Si è inserito nei gruppi dei giovani e adolescenti, oltre che cogliere l’opportunità dell’adorazione eucaristica perpetua. Giorno dopo giorno ha potuto cercare il giusto equilibrio tra il fare e la preghiera o meglio ancora cogliere come in quest’ultima c’è la sorgente da cui scaturisce tutto, il fondamento su cui giocarsi l’impegno quotidiano e il ministero sacerdotale. Continua don Alberto: «Proprio grazie a questa esperienza e al confronto con i preti di Bovolone, che mi hanno accolto, accompagnato, dato esempio di fede e fraternità, la mia scelta si è chiarita ulteriormente e ha messo radici». 

Ordinato diacono quando ormai il percorso di studi era concluso, ha vissuto in maniera più continua il servizio nella parrocchia di Porto di Legnago, a cui sono seguite (una volta diventato prete) quelle di Pozzo, Raldon e Nogara. Un ulteriore spostamento lo ha portato ad essere dall’anno scorso parroco di Trevenzuolo, Fagnano e Roncolevà

«Ciò che provo a portare sempre con me e a cui cerco di rimanere fedele – ci svela – è proprio lo stile del fare famiglia: è quello che ho sperimentato in parrocchia, in Seminario e ora provo a viverlo da prete; un pastore che si occupa di una famiglia, la parrocchia, con le gioie e le difficoltà che ci sono in ogni famiglia. È quindi questione di custodire, prendersi cura, avere amore verso l’altro». 

Lo stesso orizzonte lo vive tutt’oggi anche verso quei giovani che da Casaleone sono partiti per diventar preti: «Non siamo della stessa classe – spiega –, ma oggi siamo confratelli e ancor prima abbiamo vissuto esperienze importanti che ci hanno legato e che oggi cerchiamo di custodire, mantenendo e implementando legami di amicizia importanti». 
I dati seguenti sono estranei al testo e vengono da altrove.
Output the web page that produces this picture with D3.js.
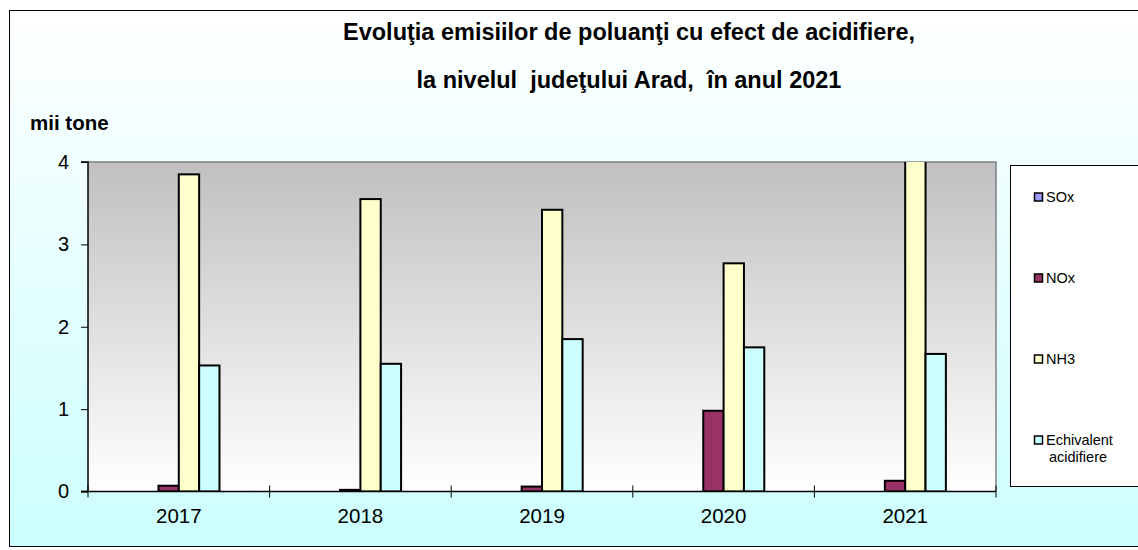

Sebbene non sia più il parroco di allora a organizzare i loro ritrovi, con le immancabili gite in montagne e le frequenti soste, il farsi da mangiare e giocare a carte in mezzo alle Dolomiti, rimane indelebile l’esempio e il valore della condivisione, dell’essere aperti agli altri. E se anche cadesse la pioggia, straripassero i fiumi, soffiassero venti impetuosi, tutto questo rimane perché è fondato sulla roccia.